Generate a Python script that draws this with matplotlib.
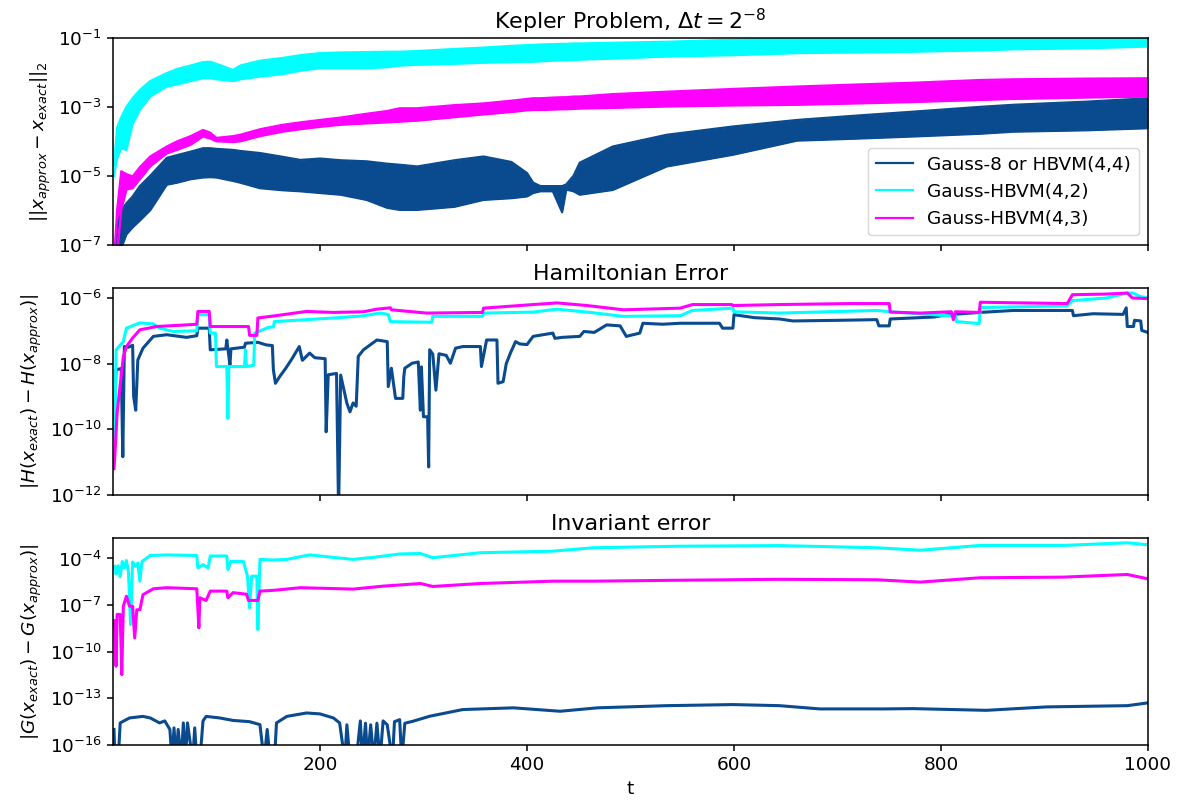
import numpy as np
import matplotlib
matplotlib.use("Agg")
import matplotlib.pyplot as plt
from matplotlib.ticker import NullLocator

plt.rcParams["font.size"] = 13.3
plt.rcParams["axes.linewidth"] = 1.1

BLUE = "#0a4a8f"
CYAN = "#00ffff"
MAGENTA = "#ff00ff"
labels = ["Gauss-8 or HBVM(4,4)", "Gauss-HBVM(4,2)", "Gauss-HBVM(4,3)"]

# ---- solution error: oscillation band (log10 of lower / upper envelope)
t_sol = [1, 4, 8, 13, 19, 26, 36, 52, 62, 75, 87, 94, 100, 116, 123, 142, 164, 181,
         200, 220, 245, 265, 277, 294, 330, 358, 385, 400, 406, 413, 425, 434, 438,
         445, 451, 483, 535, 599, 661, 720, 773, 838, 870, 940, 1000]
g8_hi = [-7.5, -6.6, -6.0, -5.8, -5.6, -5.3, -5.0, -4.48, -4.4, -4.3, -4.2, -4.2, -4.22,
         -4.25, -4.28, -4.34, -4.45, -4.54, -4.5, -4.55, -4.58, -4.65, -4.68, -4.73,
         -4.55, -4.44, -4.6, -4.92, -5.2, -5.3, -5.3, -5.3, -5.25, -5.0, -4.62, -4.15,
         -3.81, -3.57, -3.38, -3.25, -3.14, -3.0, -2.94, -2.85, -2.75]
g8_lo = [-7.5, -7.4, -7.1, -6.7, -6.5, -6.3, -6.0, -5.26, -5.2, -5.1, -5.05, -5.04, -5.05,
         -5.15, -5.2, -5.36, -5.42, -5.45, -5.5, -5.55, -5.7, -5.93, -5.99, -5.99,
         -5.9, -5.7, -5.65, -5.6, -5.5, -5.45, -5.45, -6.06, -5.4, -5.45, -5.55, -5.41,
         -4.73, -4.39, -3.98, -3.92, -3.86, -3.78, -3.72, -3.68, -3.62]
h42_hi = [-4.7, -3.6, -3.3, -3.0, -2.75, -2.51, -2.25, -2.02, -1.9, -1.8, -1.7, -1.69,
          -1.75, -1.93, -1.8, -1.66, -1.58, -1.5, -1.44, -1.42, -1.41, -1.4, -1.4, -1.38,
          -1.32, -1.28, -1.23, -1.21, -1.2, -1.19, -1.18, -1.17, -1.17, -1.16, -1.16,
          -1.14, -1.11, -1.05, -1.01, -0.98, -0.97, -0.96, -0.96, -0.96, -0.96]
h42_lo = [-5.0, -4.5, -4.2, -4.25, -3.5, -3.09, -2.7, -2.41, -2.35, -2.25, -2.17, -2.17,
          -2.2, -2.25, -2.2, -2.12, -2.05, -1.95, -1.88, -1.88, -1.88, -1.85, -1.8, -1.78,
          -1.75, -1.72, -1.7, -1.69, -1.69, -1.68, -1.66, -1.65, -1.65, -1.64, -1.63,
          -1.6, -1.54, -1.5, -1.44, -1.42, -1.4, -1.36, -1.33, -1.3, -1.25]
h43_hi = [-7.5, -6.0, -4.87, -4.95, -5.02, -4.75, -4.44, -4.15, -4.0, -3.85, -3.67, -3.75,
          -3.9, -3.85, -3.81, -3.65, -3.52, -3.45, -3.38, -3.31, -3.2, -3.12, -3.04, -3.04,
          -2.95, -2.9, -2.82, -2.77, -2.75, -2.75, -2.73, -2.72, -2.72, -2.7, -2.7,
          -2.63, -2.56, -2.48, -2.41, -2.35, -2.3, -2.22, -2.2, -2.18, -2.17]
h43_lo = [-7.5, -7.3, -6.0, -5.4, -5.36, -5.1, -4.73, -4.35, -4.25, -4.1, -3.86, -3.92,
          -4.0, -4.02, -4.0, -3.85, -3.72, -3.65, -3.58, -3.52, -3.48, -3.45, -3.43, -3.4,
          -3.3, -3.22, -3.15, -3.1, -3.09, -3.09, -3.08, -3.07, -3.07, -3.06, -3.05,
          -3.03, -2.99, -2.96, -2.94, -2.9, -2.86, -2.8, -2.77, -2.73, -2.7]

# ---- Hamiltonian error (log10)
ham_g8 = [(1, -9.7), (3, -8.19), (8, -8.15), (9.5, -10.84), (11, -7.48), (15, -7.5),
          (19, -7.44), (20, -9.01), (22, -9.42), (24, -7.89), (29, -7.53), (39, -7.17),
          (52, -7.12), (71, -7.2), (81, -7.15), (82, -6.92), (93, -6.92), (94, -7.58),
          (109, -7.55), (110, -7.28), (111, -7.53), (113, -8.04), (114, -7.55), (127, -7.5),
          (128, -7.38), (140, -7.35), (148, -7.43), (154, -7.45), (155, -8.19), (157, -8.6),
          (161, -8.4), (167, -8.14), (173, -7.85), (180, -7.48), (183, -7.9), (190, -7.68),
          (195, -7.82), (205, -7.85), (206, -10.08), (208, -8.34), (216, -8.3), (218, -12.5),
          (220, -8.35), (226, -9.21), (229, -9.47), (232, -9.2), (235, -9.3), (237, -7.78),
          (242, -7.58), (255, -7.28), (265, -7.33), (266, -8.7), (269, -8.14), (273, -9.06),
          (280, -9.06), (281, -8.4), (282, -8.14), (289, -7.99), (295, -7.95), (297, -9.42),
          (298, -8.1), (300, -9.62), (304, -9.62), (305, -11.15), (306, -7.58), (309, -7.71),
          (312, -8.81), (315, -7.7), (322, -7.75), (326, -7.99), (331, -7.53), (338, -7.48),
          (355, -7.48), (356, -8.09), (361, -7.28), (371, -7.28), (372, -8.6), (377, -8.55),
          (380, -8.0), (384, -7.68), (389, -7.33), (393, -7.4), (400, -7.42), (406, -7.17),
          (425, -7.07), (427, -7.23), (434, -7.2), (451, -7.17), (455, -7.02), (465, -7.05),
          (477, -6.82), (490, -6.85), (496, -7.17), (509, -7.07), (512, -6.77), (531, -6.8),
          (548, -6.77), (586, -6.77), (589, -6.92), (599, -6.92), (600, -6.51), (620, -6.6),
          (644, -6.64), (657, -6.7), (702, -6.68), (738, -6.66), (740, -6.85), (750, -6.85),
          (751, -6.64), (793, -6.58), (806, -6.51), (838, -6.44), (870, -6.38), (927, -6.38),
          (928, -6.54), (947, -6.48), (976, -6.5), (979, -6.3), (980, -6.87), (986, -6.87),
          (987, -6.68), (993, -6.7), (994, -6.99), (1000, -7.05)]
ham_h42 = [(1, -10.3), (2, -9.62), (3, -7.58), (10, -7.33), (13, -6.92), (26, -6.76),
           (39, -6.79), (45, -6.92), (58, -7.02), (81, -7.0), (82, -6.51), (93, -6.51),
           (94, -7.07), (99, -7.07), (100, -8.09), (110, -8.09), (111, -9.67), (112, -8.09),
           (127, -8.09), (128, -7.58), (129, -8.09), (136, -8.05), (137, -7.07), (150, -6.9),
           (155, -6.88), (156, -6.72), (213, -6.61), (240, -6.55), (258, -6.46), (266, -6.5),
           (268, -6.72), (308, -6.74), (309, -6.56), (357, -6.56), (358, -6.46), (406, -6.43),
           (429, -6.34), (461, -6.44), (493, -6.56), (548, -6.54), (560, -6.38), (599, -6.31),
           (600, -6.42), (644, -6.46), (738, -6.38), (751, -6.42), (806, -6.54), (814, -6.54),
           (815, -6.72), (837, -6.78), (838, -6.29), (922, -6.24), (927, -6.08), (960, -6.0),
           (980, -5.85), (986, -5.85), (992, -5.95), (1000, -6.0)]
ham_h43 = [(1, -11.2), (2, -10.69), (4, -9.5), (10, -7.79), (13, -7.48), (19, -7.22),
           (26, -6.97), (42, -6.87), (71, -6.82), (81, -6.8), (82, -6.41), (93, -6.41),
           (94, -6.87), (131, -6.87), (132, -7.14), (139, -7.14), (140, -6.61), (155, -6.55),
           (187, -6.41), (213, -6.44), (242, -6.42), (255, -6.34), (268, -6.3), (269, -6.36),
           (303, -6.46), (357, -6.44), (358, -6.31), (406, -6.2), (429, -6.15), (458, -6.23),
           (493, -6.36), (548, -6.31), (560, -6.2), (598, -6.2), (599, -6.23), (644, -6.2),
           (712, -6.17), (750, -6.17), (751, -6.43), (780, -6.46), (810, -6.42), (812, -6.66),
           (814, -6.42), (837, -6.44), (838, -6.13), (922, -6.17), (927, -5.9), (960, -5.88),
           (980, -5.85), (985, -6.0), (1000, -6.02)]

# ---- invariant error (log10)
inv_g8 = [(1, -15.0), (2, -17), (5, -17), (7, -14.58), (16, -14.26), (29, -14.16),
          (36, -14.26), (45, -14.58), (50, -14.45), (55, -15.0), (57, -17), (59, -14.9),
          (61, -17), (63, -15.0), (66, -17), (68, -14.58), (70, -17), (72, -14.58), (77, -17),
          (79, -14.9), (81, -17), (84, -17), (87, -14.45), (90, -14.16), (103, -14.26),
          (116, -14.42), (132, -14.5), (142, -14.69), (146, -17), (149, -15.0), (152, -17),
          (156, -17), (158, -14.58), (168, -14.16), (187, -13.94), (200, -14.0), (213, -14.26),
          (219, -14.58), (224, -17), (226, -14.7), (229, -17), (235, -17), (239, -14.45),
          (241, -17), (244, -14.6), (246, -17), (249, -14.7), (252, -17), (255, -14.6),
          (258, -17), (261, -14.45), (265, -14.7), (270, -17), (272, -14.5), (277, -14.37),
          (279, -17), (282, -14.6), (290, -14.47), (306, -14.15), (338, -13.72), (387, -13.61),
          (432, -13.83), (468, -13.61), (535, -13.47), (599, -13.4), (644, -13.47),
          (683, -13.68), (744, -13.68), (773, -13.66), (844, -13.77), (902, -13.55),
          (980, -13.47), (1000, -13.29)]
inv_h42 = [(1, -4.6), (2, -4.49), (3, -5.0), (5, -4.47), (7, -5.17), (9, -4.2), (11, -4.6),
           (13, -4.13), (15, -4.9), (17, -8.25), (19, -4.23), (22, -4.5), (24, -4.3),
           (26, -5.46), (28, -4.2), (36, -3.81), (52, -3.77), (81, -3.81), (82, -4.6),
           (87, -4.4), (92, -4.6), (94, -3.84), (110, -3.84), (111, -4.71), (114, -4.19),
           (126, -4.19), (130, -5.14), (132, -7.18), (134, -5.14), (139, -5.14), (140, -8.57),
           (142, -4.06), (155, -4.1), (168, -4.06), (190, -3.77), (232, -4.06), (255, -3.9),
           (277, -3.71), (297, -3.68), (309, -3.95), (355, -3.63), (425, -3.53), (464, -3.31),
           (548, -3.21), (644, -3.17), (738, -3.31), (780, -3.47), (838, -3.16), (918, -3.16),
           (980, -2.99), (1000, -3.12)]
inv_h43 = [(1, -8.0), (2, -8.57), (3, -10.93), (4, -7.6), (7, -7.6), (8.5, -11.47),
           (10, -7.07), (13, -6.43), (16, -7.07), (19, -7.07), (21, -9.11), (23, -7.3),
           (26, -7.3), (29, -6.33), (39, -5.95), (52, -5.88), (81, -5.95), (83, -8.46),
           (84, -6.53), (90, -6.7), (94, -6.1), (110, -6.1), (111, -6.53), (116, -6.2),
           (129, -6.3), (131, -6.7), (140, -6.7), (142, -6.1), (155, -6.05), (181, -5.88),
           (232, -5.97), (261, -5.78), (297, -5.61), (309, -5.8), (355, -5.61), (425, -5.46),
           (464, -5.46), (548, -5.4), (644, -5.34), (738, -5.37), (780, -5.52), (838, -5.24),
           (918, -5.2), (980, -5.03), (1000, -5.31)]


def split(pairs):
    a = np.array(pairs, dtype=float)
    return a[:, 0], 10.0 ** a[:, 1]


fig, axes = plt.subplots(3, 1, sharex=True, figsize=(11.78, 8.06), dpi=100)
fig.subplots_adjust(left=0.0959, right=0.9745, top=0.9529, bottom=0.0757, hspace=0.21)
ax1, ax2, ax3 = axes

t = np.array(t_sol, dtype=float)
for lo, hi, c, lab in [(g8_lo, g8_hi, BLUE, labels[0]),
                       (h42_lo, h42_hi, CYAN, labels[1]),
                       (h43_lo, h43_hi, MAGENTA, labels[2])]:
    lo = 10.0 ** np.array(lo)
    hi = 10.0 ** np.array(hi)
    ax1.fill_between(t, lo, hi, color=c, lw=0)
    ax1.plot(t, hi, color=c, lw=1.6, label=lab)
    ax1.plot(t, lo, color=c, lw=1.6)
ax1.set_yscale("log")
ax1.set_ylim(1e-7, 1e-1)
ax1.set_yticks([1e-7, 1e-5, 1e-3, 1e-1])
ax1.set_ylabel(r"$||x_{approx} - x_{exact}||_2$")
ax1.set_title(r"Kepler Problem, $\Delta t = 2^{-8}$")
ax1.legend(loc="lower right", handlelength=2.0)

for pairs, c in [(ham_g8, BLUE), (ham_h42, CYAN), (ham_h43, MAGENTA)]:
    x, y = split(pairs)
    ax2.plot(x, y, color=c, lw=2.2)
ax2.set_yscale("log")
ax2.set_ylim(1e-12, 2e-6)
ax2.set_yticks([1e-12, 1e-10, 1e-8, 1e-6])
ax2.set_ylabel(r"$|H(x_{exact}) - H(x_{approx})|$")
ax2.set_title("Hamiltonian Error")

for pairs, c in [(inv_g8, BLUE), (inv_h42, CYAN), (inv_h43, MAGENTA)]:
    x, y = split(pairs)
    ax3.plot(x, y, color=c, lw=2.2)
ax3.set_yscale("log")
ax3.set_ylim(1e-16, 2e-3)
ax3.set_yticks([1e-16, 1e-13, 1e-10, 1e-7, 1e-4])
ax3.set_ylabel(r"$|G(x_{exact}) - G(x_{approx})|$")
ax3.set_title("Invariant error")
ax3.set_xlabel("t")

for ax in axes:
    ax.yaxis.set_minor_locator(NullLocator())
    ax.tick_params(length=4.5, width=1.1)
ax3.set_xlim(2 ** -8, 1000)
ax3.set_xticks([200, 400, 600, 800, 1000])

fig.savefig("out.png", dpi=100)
════════
▶ _WHAT IS EXPECTED_
Up to and including the line containing "from matplotlib.ticker import NullLocator", repeat every line from the start of the data, but none of the pictures.

▶ _EXERCISE RESPONSE_
Generate a Python script that draws this with matplotlib.
import numpy as np
import matplotlib
matplotlib.use("Agg")
import matplotlib.pyplot as plt
from matplotlib.ticker import NullLocator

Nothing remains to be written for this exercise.